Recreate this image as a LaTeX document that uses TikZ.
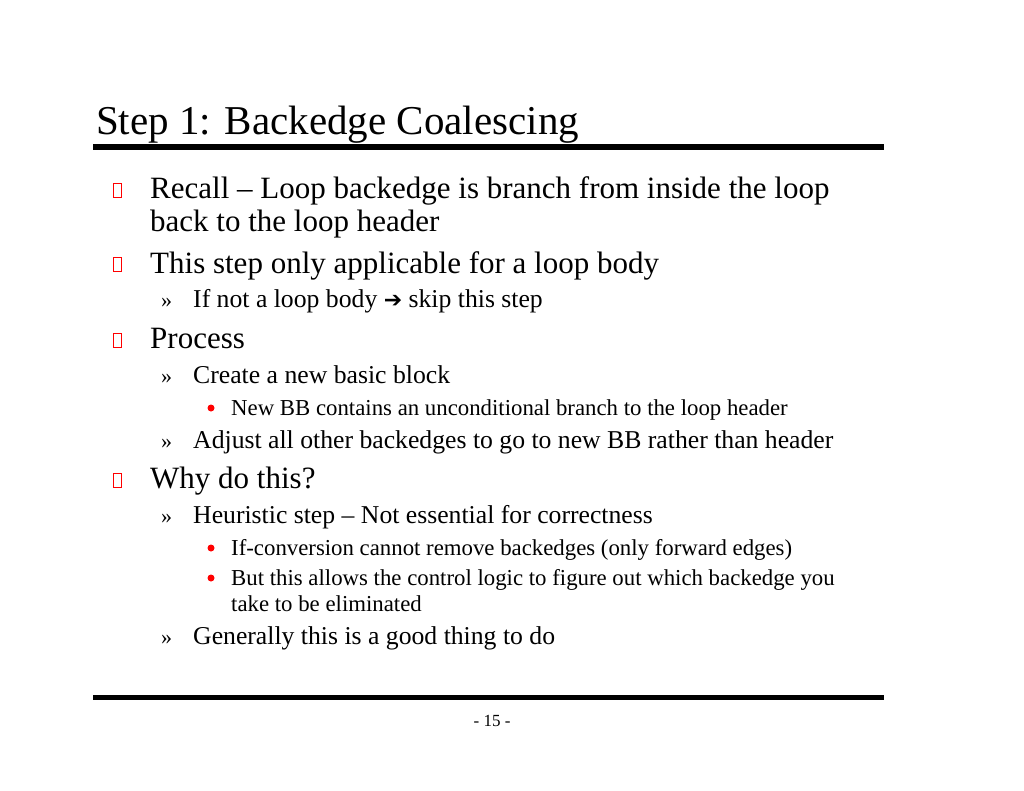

==

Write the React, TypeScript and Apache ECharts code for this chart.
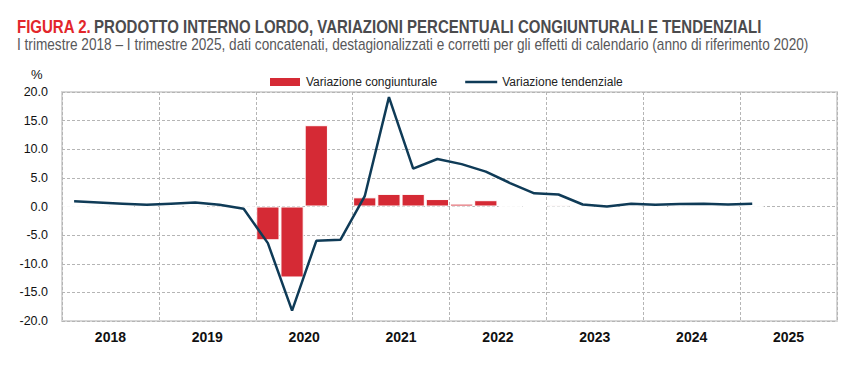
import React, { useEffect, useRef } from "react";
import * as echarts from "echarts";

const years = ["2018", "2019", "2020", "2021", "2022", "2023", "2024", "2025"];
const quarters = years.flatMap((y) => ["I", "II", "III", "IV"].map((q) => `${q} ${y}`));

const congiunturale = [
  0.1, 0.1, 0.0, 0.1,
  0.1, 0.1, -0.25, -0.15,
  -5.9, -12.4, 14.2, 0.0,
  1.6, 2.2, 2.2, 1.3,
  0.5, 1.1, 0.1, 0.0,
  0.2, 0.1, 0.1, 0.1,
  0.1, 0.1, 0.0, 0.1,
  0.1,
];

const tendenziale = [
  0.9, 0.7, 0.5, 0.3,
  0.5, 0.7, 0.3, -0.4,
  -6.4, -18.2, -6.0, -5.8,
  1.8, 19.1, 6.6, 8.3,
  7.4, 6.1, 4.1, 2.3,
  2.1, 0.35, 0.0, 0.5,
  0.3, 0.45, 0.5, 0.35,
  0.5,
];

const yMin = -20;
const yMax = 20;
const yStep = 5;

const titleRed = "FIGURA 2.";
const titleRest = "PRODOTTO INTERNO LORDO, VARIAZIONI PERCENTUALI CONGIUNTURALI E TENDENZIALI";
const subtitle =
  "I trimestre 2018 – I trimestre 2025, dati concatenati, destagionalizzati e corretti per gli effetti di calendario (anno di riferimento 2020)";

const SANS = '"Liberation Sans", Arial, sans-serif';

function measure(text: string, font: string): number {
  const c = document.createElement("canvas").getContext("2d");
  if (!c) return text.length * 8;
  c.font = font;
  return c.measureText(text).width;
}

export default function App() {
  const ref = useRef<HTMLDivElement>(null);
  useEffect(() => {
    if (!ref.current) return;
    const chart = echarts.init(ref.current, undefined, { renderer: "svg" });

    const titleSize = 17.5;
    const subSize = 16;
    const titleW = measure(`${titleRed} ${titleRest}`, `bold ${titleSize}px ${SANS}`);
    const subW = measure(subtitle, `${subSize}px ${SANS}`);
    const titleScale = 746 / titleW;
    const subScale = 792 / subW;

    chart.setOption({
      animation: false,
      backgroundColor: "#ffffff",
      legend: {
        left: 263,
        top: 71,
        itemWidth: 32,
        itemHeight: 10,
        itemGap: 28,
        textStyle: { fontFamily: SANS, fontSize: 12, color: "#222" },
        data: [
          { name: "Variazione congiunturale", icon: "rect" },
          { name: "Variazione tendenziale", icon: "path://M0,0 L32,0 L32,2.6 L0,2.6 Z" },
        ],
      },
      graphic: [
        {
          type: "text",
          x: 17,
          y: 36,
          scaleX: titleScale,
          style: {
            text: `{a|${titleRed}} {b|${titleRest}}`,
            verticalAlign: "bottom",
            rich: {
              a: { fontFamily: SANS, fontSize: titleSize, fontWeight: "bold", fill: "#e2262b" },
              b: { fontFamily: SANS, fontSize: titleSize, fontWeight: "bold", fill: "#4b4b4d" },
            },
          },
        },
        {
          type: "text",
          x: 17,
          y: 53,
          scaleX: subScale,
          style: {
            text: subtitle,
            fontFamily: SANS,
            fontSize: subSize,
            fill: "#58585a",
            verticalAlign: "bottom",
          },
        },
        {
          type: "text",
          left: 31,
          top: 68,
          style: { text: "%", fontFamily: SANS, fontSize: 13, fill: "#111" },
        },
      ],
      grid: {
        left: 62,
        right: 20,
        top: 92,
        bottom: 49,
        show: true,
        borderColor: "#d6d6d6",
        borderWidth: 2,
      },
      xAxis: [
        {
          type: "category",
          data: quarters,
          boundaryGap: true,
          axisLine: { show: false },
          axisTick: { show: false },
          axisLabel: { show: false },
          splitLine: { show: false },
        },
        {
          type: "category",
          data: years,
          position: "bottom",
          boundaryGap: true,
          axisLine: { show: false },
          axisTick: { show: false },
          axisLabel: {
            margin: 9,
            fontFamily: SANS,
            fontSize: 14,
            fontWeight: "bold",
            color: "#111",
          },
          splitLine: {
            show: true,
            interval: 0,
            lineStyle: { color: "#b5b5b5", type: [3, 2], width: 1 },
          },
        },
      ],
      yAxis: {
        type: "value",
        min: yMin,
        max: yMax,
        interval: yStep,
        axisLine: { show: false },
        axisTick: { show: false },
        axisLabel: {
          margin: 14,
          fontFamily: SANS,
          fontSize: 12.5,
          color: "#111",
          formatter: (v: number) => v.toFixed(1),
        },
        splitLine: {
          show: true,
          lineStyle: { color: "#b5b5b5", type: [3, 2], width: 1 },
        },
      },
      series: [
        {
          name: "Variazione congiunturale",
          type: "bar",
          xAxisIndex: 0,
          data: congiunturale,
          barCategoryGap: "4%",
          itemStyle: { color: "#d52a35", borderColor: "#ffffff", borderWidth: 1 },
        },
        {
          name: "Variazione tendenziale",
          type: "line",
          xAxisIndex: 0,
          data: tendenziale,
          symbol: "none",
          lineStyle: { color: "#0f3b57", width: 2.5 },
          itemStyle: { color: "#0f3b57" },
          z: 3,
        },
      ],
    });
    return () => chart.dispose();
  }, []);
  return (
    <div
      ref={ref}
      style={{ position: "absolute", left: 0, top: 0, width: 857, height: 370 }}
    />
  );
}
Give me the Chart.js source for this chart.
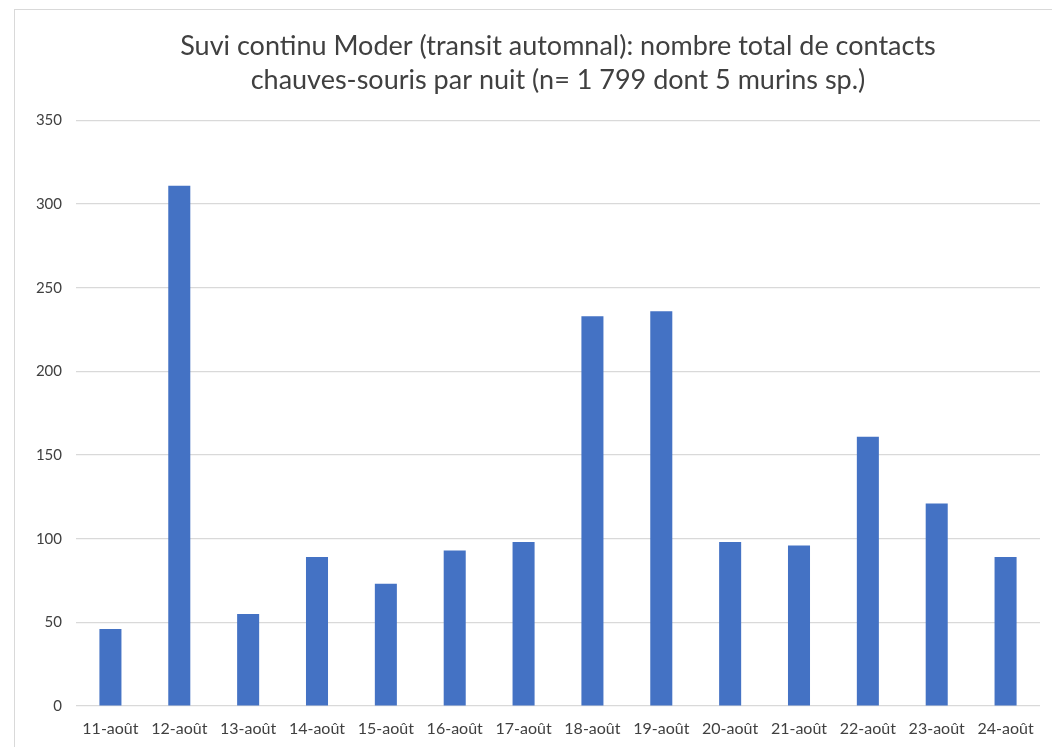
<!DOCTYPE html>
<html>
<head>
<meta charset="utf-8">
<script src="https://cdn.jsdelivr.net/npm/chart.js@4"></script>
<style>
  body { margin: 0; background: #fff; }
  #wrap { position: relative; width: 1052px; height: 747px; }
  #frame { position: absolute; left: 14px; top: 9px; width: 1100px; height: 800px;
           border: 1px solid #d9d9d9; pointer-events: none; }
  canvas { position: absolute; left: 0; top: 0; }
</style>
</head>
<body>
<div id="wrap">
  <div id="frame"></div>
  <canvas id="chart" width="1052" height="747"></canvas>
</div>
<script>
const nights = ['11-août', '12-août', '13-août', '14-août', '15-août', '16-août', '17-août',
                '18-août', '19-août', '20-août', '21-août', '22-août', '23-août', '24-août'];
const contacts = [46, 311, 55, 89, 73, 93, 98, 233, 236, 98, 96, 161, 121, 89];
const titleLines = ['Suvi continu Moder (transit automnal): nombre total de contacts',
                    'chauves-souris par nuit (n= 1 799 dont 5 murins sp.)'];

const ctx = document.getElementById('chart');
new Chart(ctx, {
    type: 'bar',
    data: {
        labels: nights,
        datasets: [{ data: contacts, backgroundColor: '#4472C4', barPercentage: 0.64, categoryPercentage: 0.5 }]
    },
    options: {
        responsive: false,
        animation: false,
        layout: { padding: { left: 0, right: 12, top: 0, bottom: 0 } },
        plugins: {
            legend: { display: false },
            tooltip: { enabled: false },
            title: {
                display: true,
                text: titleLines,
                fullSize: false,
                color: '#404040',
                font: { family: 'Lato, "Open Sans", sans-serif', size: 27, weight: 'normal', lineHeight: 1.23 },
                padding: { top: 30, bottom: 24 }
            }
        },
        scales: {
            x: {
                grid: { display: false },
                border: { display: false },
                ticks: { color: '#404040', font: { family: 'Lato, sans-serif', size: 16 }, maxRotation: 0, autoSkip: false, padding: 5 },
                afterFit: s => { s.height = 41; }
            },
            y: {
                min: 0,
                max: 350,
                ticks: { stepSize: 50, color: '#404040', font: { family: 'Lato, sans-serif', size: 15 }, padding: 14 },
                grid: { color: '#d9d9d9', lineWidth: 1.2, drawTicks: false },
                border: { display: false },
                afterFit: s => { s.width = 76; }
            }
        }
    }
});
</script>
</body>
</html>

--

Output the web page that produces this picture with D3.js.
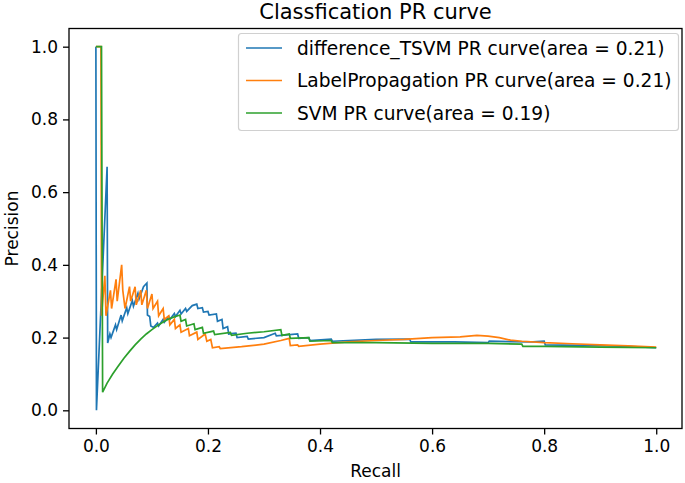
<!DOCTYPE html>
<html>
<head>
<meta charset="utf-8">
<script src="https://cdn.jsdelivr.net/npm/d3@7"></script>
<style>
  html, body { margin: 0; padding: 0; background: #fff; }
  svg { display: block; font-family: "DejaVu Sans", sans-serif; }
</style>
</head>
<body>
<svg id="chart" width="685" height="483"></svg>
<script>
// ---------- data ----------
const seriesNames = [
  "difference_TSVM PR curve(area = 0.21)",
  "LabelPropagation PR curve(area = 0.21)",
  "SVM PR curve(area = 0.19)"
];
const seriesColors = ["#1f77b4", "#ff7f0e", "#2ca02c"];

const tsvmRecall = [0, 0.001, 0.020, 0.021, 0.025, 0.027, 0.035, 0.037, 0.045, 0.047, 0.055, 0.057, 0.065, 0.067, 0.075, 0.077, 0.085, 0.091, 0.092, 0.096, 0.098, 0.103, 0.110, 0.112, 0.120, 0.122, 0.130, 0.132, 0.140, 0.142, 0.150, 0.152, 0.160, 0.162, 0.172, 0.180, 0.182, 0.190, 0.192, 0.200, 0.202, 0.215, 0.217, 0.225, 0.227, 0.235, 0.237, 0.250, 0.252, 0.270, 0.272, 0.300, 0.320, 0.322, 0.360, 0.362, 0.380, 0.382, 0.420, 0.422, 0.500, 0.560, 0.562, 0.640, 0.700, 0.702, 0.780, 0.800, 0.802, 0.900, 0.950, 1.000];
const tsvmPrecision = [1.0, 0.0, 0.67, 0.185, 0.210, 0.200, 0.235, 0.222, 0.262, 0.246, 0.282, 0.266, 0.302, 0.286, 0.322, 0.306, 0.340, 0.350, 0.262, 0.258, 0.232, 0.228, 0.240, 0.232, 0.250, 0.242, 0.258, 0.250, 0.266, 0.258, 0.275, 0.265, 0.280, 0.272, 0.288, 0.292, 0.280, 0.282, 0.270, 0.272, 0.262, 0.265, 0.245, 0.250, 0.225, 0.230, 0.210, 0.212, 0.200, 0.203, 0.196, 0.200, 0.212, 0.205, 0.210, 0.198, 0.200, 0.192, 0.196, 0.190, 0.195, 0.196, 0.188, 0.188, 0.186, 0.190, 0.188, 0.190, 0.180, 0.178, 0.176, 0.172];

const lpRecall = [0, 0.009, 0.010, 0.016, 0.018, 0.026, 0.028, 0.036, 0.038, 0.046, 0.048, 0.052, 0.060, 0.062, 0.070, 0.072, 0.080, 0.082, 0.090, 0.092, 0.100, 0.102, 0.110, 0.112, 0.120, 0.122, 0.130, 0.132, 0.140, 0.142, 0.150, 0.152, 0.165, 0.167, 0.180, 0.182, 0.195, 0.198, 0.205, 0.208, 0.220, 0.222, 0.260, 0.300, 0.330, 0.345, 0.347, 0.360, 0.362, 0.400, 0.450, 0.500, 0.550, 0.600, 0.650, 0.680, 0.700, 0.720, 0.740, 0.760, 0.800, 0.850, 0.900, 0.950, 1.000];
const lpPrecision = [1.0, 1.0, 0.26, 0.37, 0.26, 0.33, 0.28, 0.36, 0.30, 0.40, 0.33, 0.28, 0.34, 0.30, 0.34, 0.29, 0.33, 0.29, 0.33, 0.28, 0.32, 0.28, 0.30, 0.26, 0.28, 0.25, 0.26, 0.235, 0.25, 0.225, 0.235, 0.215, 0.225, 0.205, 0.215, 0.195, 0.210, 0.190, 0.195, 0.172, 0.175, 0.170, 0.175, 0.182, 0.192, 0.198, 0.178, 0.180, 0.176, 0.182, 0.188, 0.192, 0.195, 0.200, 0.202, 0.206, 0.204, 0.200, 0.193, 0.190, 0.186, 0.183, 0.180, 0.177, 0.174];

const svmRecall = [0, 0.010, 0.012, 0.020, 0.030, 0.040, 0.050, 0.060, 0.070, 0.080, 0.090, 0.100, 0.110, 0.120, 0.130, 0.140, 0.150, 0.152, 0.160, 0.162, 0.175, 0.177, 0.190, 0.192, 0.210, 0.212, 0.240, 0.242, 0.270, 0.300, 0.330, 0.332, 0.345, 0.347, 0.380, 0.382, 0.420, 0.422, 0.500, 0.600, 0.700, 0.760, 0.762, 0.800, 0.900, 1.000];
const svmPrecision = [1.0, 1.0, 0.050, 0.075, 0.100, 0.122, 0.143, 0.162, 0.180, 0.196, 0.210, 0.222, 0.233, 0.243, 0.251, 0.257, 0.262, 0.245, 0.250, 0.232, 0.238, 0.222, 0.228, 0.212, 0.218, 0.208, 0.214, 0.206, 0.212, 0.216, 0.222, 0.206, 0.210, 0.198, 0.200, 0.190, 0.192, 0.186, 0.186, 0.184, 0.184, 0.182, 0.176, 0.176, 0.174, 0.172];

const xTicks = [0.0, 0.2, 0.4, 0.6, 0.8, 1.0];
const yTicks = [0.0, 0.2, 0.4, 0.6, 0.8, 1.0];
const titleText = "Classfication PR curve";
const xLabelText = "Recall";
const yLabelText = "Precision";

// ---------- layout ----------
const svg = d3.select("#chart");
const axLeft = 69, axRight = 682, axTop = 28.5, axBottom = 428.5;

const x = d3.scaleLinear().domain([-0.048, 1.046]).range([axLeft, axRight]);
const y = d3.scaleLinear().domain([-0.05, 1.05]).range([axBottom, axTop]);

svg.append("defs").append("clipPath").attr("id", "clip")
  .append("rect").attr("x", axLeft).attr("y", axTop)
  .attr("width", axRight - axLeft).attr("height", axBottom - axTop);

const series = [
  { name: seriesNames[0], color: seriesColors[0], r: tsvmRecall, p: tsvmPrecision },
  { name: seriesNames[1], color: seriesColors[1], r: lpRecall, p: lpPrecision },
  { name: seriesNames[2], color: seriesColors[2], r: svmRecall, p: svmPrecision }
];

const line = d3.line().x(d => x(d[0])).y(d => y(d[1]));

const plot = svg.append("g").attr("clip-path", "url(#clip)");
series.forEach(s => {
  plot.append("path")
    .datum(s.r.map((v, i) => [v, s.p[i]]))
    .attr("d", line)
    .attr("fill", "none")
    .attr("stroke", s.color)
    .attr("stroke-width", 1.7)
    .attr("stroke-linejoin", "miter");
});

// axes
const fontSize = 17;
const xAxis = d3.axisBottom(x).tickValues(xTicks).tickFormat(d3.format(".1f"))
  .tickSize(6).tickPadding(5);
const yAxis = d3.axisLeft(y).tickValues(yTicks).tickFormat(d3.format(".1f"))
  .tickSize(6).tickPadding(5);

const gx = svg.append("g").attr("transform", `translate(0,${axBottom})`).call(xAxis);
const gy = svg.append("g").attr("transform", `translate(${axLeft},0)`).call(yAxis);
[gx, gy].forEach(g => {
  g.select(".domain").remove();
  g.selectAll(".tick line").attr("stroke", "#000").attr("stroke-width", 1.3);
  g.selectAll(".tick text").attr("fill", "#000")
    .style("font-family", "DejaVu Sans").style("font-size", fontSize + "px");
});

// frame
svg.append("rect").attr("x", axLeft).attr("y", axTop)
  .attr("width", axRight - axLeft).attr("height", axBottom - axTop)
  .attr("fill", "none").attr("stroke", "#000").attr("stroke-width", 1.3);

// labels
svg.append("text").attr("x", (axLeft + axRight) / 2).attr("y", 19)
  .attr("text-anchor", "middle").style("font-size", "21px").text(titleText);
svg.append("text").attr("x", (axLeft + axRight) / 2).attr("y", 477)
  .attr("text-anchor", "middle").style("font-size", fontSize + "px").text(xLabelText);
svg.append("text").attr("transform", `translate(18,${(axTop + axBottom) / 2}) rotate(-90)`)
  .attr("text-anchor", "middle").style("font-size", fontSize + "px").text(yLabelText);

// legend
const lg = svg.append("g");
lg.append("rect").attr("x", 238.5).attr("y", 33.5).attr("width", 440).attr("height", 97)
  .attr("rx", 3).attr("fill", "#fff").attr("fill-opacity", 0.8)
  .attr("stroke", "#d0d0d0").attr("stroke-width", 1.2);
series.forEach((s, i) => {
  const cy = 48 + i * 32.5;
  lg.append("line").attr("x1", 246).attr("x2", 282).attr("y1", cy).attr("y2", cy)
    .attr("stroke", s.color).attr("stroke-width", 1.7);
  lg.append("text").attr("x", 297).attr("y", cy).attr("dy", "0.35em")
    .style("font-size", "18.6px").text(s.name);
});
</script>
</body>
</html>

Required work:
Above are records with pictures. Reproduce exactly only the lines from the line with "Give me the Chart.js source for this chart." through the line with "5 murins sp.)'];", both ends included, and leave the pictures out.

Reply:
Give me the Chart.js source for this chart.
<!DOCTYPE html>
<html>
<head>
<meta charset="utf-8">
<script src="https://cdn.jsdelivr.net/npm/chart.js@4"></script>
<style>
  body { margin: 0; background: #fff; }
  #wrap { position: relative; width: 1052px; height: 747px; }
  #frame { position: absolute; left: 14px; top: 9px; width: 1100px; height: 800px;
           border: 1px solid #d9d9d9; pointer-events: none; }
  canvas { position: absolute; left: 0; top: 0; }
</style>
</head>
<body>
<div id="wrap">
  <div id="frame"></div>
  <canvas id="chart" width="1052" height="747"></canvas>
</div>
<script>
const nights = ['11-août', '12-août', '13-août', '14-août', '15-août', '16-août', '17-août',
                '18-août', '19-août', '20-août', '21-août', '22-août', '23-août', '24-août'];
const contacts = [46, 311, 55, 89, 73, 93, 98, 233, 236, 98, 96, 161, 121, 89];
const titleLines = ['Suvi continu Moder (transit automnal): nombre total de contacts',
                    'chauves-souris par nuit (n= 1 799 dont 5 murins sp.)'];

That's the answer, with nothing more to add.